> RAW DATA:

╔══

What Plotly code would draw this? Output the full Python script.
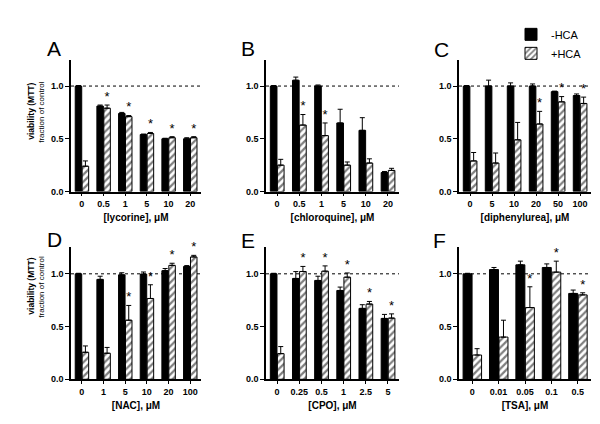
import plotly.graph_objects as go

# ---------------- data ----------------
A_conc = ["0", "0.5", "1", "5", "10", "20"]
A_minus = [1.00, 0.81, 0.74, 0.54, 0.50, 0.50]
A_minus_err = [0.005, 0.01, 0.01, 0.005, 0.005, 0.01]
A_plus = [0.24, 0.79, 0.71, 0.55, 0.51, 0.51]
A_plus_err = [0.05, 0.03, 0.01, 0.01, 0.01, 0.01]
A_star = [0, 1, 1, 1, 1, 1]

B_conc = ["0", "0.5", "1", "5", "10", "20"]
B_minus = [1.00, 1.055, 1.00, 0.65, 0.58, 0.18]
B_minus_err = [0.005, 0.03, 0.01, 0.13, 0.12, 0.01]
B_plus = [0.25, 0.63, 0.53, 0.25, 0.27, 0.20]
B_plus_err = [0.055, 0.10, 0.12, 0.03, 0.04, 0.02]
B_star = [0, 1, 1, 0, 0, 0]

C_conc = ["0", "5", "10", "20", "50", "100"]
C_minus = [1.00, 1.00, 1.00, 1.00, 0.947, 0.91]
C_minus_err = [0.005, 0.056, 0.03, 0.02, 0.005, 0.015]
C_plus = [0.29, 0.27, 0.49, 0.64, 0.85, 0.835]
C_plus_err = [0.08, 0.095, 0.165, 0.12, 0.05, 0.06]
C_star = [0, 0, 0, 1, 1, 1]

D_conc = ["0", "1", "5", "10", "20", "100"]
D_minus = [1.00, 0.947, 0.99, 0.997, 1.03, 1.07]
D_minus_err = [0.005, 0.03, 0.02, 0.02, 0.02, 0.008]
D_plus = [0.256, 0.247, 0.56, 0.766, 1.08, 1.16]
D_plus_err = [0.06, 0.055, 0.14, 0.13, 0.02, 0.015]
D_star = [0, 0, 1, 1, 1, 1]

E_conc = ["0", "0.25", "0.5", "1", "2.5", "5"]
E_minus = [1.00, 0.956, 0.937, 0.842, 0.672, 0.577]
E_minus_err = [0.005, 0.065, 0.04, 0.032, 0.035, 0.038]
E_plus = [0.243, 1.022, 1.025, 0.968, 0.713, 0.58]
E_plus_err = [0.067, 0.048, 0.05, 0.04, 0.025, 0.04]
E_star = [0, 1, 1, 1, 1, 1]

F_conc = ["0", "0.01", "0.05", "0.1", "0.5"]
F_minus = [1.00, 1.04, 1.085, 1.06, 0.814]
F_minus_err = [0.005, 0.02, 0.035, 0.034, 0.032]
F_plus = [0.23, 0.40, 0.68, 1.016, 0.80]
F_plus_err = [0.06, 0.16, 0.197, 0.104, 0.02]
F_star = [0, 0, 1, 1, 1]

panels = [
    ("A", "[lycorine], μM", A_conc, A_minus, A_minus_err, A_plus, A_plus_err, A_star),
    ("B", "[chloroquine], μM", B_conc, B_minus, B_minus_err, B_plus, B_plus_err, B_star),
    ("C", "[diphenylurea], μM", C_conc, C_minus, C_minus_err, C_plus, C_plus_err, C_star),
    ("D", "[NAC], μM", D_conc, D_minus, D_minus_err, D_plus, D_plus_err, D_star),
    ("E", "[CPO], μM", E_conc, E_minus, E_minus_err, E_plus, E_plus_err, E_star),
    ("F", "[TSA], μM", F_conc, F_minus, F_minus_err, F_plus, F_plus_err, F_star),
]

# ---------------- layout geometry ----------------
W, H = 600, 424
xdoms = [(63, 193), (258, 391), (451, 583)]
ydoms = [(52.3, 185.7), (242.3, 375.7)]
letter_pos = [(46, 41), (240, 41), (433, 42), (46, 234), (240, 235), (431, 235)]
ylabel_cy = [105, 282]

FONT = "Liberation Sans, Arial, sans-serif"

fig = go.Figure()
layout = dict(
    width=W, height=H, margin=dict(l=0, r=0, t=0, b=0),
    paper_bgcolor="white", plot_bgcolor="white",
    font=dict(family=FONT, color="black"),
    barmode="overlay", showlegend=True,
    legend=dict(x=503 / W, y=1 - 12 / H, xanchor="left", yanchor="top",
                font=dict(size=11, family=FONT), bgcolor="rgba(0,0,0,0)",
                itemwidth=30, tracegroupgap=0),
)
shapes = []
annotations = []

for k, (letter, xtitle, conc, mn, mn_e, pl, pl_e, star) in enumerate(panels):
    row, col = divmod(k, 3)
    n = len(conc)
    idx = list(range(n))
    bw = 0.30 if n == 6 else 0.34
    xa = "x" if k == 0 else f"x{k+1}"
    ya = "y" if k == 0 else f"y{k+1}"
    xkey = "xaxis" if k == 0 else f"xaxis{k+1}"
    ykey = "yaxis" if k == 0 else f"yaxis{k+1}"

    fig.add_trace(go.Bar(
        x=idx, y=mn, width=bw, offset=-bw - 0.005, xaxis=xa, yaxis=ya,
        name="-HCA", legendgroup="m", showlegend=(k == 0),
        marker=dict(color="black", line=dict(color="black", width=1)),
        error_y=dict(type="data", array=mn_e, arrayminus=[0] * n, symmetric=False,
                     color="black", thickness=1, width=2.5),
    ))
    fig.add_trace(go.Bar(
        x=idx, y=pl, width=bw, offset=0.015, xaxis=xa, yaxis=ya,
        name="+HCA", legendgroup="p", showlegend=(k == 0),
        marker=dict(color="white", line=dict(color="black", width=1),
                    pattern=dict(shape="/", fgcolor="black", bgcolor="white",
                                 size=5, solidity=0.45)),
        error_y=dict(type="data", array=pl_e, arrayminus=[0] * n, symmetric=False,
                     color="black", thickness=1, width=2.5),
    ))
    sx = [i + 0.015 + bw / 2 for i, s in zip(idx, star) if s]
    sy = [p + e + 0.07 for p, e, s in zip(pl, pl_e, star) if s]
    fig.add_trace(go.Scatter(
        x=sx, y=sy, mode="text", text=["*"] * len(sx), textposition="middle center",
        textfont=dict(size=13, family=FONT, color="#000000"), cliponaxis=False,
        xaxis=xa, yaxis=ya, showlegend=False, hoverinfo="skip",
    ))

    x0, x1 = xdoms[col]
    y0, y1 = ydoms[row]
    layout[xkey] = dict(
        domain=[x0 / W, x1 / W], anchor=ya, range=[-0.5, n - 0.5],
        tickvals=idx, ticktext=conc, ticks="outside", ticklen=3, tickwidth=1.2,
        tickcolor="black", showline=True, linecolor="black", linewidth=1.5,
        showgrid=False, zeroline=False, fixedrange=True,
        tickfont=dict(size=9, family=FONT, weight="bold"),
        title=dict(text=xtitle, font=dict(size=10, family=FONT, weight="bold"),
                   standoff=6),
    )
    layout[ykey] = dict(
        domain=[1 - y1 / H, 1 - y0 / H], anchor=xa, range=[0, 1.25],
        tickvals=[0, 0.5, 1.0], ticktext=["0.0", "0.5", "1.0"],
        ticks="outside", ticklen=4, tickwidth=1.2, tickcolor="black",
        showline=True, linecolor="black", linewidth=1.5,
        showgrid=False, zeroline=False, fixedrange=True,
        tickfont=dict(size=9, family=FONT, weight="bold"),
    )
    shapes.append(dict(type="line", xref=f"{xa} domain", yref=ya, x0=0, x1=1,
                       y0=1.0, y1=1.0, line=dict(color="black", width=1, dash="dot"),
                       layer="below"))
    lx, ly = letter_pos[k]
    annotations.append(dict(text=letter, x=lx / W, y=1 - ly / H, xref="paper",
                            yref="paper", showarrow=False, xanchor="center",
                            yanchor="middle", font=dict(size=21, family=FONT)))
    if col == 0:
        cy = ylabel_cy[row]
        annotations.append(dict(text="<b>viability (MTT)</b>", x=23 / W, y=1 - cy / H,
                                xref="paper", yref="paper", showarrow=False,
                                textangle=-90, xanchor="center", yanchor="middle",
                                font=dict(size=8.5, family=FONT)))
        annotations.append(dict(text="fraction of control", x=34 / W, y=1 - cy / H,
                                xref="paper", yref="paper", showarrow=False,
                                textangle=-90, xanchor="center", yanchor="middle",
                                font=dict(size=8, family=FONT)))

layout["shapes"] = shapes
layout["annotations"] = annotations
fig.update_layout(**layout)
fig.write_html("out.html")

╚══

Skip every picture and return the lines above from the top through the one that contains "import plotly.graph_objects as go".

> ANSWER TO THE EXERCISE:
What Plotly code would draw this? Output the full Python script.
import plotly.graph_objects as go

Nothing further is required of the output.